Иванов сильно пил и избивал тихую жену, а в часы трезвости приходил побеседовать с моим отцом. Его поражало отношение моих родителей к нашей домработнице, деревенской девушке Саше. Саша была, в сущности, преданным членом нашей семьи, и это поражало и возмущало Иванова.
— Досыта не корми, долго не держи! — поучал Иванов моего отца. — А то ведь если по-хорошему, вот какой бардак получается! — и Иванов поводил рукой вокруг себя, охватывая свой собственный дом, Петровский парк, Москву за дворцом Петра, все пространство России до самого Тихого океана.
Соседями нашими были супруги Соловьевы с сыном. Обрусевшие евреи Соловьевы приехали в Москву из Казани с самыми благими намерениями: работать на благо победившего народа, учить сына, жить по-человечески. Судьба их сложилась банально: инженер Соловьев был арестован в 37 году по сфабрикованному доносу и погиб (при этом ему вменялось в вину сокрытие истинной национальности), сын погиб на войне. Жена «изменника» Соловьева, врач-педиатр Фаина, не могла рассчитывать на хорошую работу, а потому официально оформив развод с «недостойным» супругом (тайно она носила ему на Лубянку, пока принимали, денежные передачи), устроилась по советским понятиям весьма удачно — заведующей детским садом. С работы она возвращалась нагруженная как вол: на плече сумка, в обеих руках «авоськи» с продуктами, которые не додавали детям…
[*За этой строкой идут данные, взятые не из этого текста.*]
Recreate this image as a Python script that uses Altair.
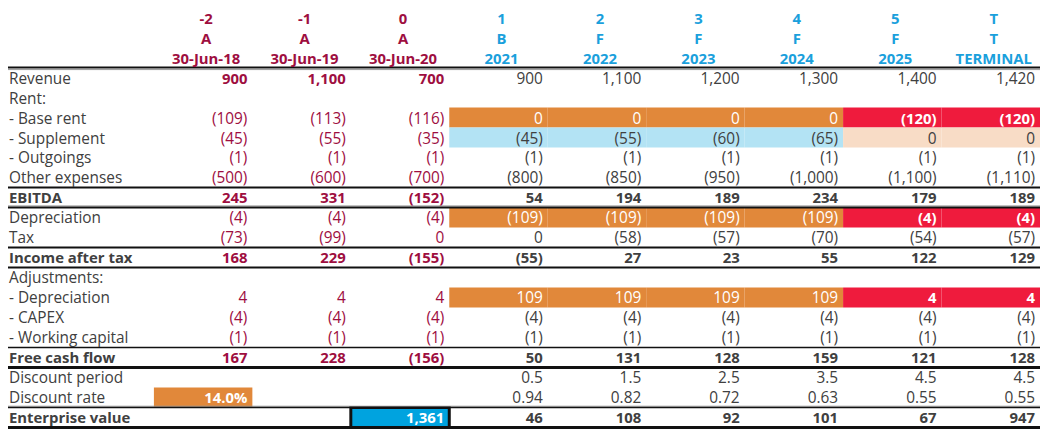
import altair as alt
import pandas as pd

# ---------------- data ----------------
columns = ["30-Jun-18", "30-Jun-19", "30-Jun-20", "2021", "2022", "2023", "2024", "2025", "TERMINAL"]
periods = ["-2", "-1", "0", "1", "2", "3", "4", "5", "T"]
kinds = ["A", "A", "A", "B", "F", "F", "F", "F", "T"]

revenue = [900, 1100, 700, 900, 1100, 1200, 1300, 1400, 1420]
base_rent = [-109, -113, -116, 0, 0, 0, 0, -120, -120]
supplement = [-45, -55, -35, -45, -55, -60, -65, 0, 0]
outgoings = [-1, -1, -1, -1, -1, -1, -1, -1, -1]
other_expenses = [-500, -600, -700, -800, -850, -950, -1000, -1100, -1110]
ebitda = [245, 331, -152, 54, 194, 189, 234, 179, 189]
depreciation = [-4, -4, -4, -109, -109, -109, -109, -4, -4]
tax = [-73, -99, 0, 0, -58, -57, -70, -54, -57]
income_after_tax = [168, 229, -155, -55, 27, 23, 55, 122, 129]
adj_depreciation = [4, 4, 4, 109, 109, 109, 109, 4, 4]
capex = [-4, -4, -4, -4, -4, -4, -4, -4, -4]
working_capital = [-1, -1, -1, -1, -1, -1, -1, -1, -1]
free_cash_flow = [167, 228, -156, 50, 131, 128, 159, 121, 128]
discount_period = [None, None, None, 0.5, 1.5, 2.5, 3.5, 4.5, 4.5]
discount_factor = [None, None, None, 0.94, 0.82, 0.72, 0.63, 0.55, 0.55]
discount_rate = 0.14
enterprise_value_total = 1361
enterprise_value = [None, None, None, 46, 108, 92, 101, 67, 947]

rows = [
    ("Revenue", revenue, "int"),
    ("Rent:", None, None),
    ("- Base rent", base_rent, "int"),
    ("- Supplement", supplement, "int"),
    ("- Outgoings", outgoings, "int"),
    ("Other expenses", other_expenses, "int"),
    ("EBITDA", ebitda, "int"),
    ("Depreciation", depreciation, "int"),
    ("Tax", tax, "int"),
    ("Income after tax", income_after_tax, "int"),
    ("Adjustments:", None, None),
    ("- Depreciation", adj_depreciation, "int"),
    ("- CAPEX", capex, "int"),
    ("- Working capital", working_capital, "int"),
    ("Free cash flow", free_cash_flow, "int"),
    ("Discount period", discount_period, "d1"),
    ("Discount rate", discount_factor, "d2"),
    ("Enterprise value", enterprise_value, "int"),
]
bold_rows = ["EBITDA", "Income after tax", "Free cash flow", "Enterprise value"]

# ---------------- styles ----------------
DARK_RED = "#9E0E3F"
BLUE_HDR = "#1AA0DC"
GREY = "#404040"
WHITE = "#FFFFFF"
ORANGE = "#E1883A"
RED = "#EF1B3D"
LIGHT_BLUE = "#B3E3F4"
PEACH = "#F8DCC6"
EV_BLUE = "#00A3DF"
BLACK = "#111111"
LINE_GREY = "#9A9A9A"
FONT = "Open Sans"
FS_REG = 15.5
FS_BOLD = 15
FS_HDR = 15

highlights = [
    ("- Base rent", [3, 4, 5, 6], ORANGE), ("- Base rent", [7, 8], RED),
    ("- Supplement", [3, 4, 5, 6], LIGHT_BLUE), ("- Supplement", [7, 8], PEACH),
    ("Depreciation", [3, 4, 5, 6], ORANGE), ("Depreciation", [7, 8], RED),
    ("- Depreciation", [3, 4, 5, 6], ORANGE), ("- Depreciation", [7, 8], RED),
    ("Discount rate", [0], ORANGE),
    ("Enterprise value", [2], EV_BLUE),
]

HDR = 3  # header rows
row_index = {lab: i + HDR for i, (lab, _, _) in enumerate(rows)}
fill_at = {}
for lab, cols, f in highlights:
    for c in cols:
        fill_at[(row_index[lab], c)] = f


def fmt(v, kind):
    if v is None:
        return None
    if kind == "d1":
        return f"{v:.1f}"
    if kind == "d2":
        return f"{v:.2f}"
    s = f"{abs(v):,.0f}"
    return f"({s})" if v < 0 else s


# ---------------- build tables ----------------
cells = []
for c in range(len(columns)):
    col = DARK_RED if c < 3 else BLUE_HDR
    for r, arr in enumerate([periods, kinds, columns]):
        cells.append(dict(x=c + 0.5, y=r, text=arr[c], color=col, bold=True, kind="header"))

for lab, vals, kind in rows:
    r = row_index[lab]
    bold = lab in bold_rows
    cells.append(dict(x=-99, y=r, text=lab, color=GREY, bold=bold, kind="label"))
    if vals is None:
        continue
    entries = [(c, fmt(v, kind)) for c, v in enumerate(vals)]
    if lab == "Discount rate":
        entries[0] = (0, f"{discount_rate * 100:.1f}%")
    if lab == "Enterprise value":
        entries[2] = (2, f"{enterprise_value_total:,}")
    for c, t in entries:
        if t is None:
            continue
        f = fill_at.get((r, c))
        col = DARK_RED if c < 3 else GREY
        b = bold
        if lab == "Revenue" and c < 3:
            b = True
        if f == ORANGE:
            col = WHITE
            b = b or lab == "Discount rate"
        elif f in (RED, EV_BLUE):
            col = WHITE
            b = True
        cells.append(dict(x=c + 1, y=r, text=t, color=col, bold=b, kind="value"))

cell_df = pd.DataFrame(cells)

X_MIN, X_MAX = -1.482, 9.0
Y_TOP, Y_BOT = -0.397, 21.096
cell_df.loc[cell_df.kind == "label", "x"] = X_MIN

fill_df = pd.DataFrame(
    [dict(x0=c, x1=c + 1, y0=r - 0.5, y1=r + 0.5, fill=f) for (r, c), f in fill_at.items()]
)
ev_df = fill_df[fill_df.fill == EV_BLUE]

# borders: (boundary row, colour, width)
rule_specs = [
    (2.5, BLACK, 2), (2.6, LINE_GREY, 1),
    (8.5, BLACK, 2),
    (9.42, LINE_GREY, 1), (9.5, BLACK, 2),
    (11.5, BLACK, 2),
    (12.5, BLACK, 2),
    (16.5, BLACK, 1.5),
    (17.5, BLACK, 3),
    (19.44, LINE_GREY, 1), (19.5, BLACK, 1.5),
    (20.5, BLACK, 3),
]
rule_df = pd.DataFrame([dict(y=y, c=c, w=w, x0=X_MIN, x1=X_MAX) for y, c, w in rule_specs])

xs = alt.Scale(domain=[X_MIN, X_MAX], nice=False, zero=False)
ys = alt.Scale(domain=[Y_BOT, Y_TOP], nice=False, zero=False)

fills = alt.Chart(fill_df).mark_rect().encode(
    x=alt.X("x0:Q", scale=xs, axis=None), x2="x1:Q",
    y=alt.Y("y0:Q", scale=ys, axis=None), y2="y1:Q",
    color=alt.Color("fill:N", scale=None),
)
ev_box = alt.Chart(ev_df).mark_rect(fillOpacity=0, stroke=BLACK, strokeWidth=3).encode(
    x=alt.X("x0:Q", scale=xs, axis=None), x2="x1:Q",
    y=alt.Y("y0:Q", scale=ys, axis=None), y2="y1:Q",
)
rules = alt.Chart(rule_df).mark_rule().encode(
    x=alt.X("x0:Q", scale=xs, axis=None), x2="x1:Q",
    y=alt.Y("y:Q", scale=ys, axis=None),
    color=alt.Color("c:N", scale=None),
    strokeWidth=alt.StrokeWidth("w:Q", scale=None),
)

base = alt.Chart(cell_df).encode(
    x=alt.X("x:Q", scale=xs, axis=None),
    y=alt.Y("y:Q", scale=ys, axis=None),
    text="text:N",
    color=alt.Color("color:N", scale=None),
)


def txt(kind, bold, align, dx, size):
    return base.transform_filter(
        (alt.datum.kind == kind) & (alt.datum.bold == bold)
    ).mark_text(align=align, baseline="middle", dx=dx, dy=1, font=FONT, fontSize=size,
                fontWeight="bold" if bold else "normal")


layers = [
    fills, ev_box, rules,
    txt("label", False, "left", 1, FS_REG), txt("label", True, "left", 1, FS_BOLD),
    txt("header", True, "center", 3, FS_HDR),
    txt("value", False, "right", -5, FS_REG), txt("value", True, "right", -5, FS_BOLD),
]

chart = alt.layer(*layers).properties(
    width=1040, height=433, padding=0,
    autosize=alt.AutoSizeParams(type="none"),
).configure_view(stroke=None)

chart.save("out.html", embed_options={"renderer": "svg", "actions": False})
Соседний с нами дом принадлежал бухарскому еврею Хахамову. В начале НЭПа он приехал в столицу из Бухары с грузом ковров и открыл ковровый магазин. Посидев в тюрьме еще в расцвет НЭПа, он вышел на свободу и на сохраненные в тайнике остатки денег построил дом для жильцов. Хахамов, перенявший черты характера восточных людей, был фаталистом, жил, что называется, «по течению». Этим же «течением» его и «смыло» в 37 году — он был вторично арестован и погиб неведомо где, а семья развалилась, разбрелась по городам и весям необъятной России.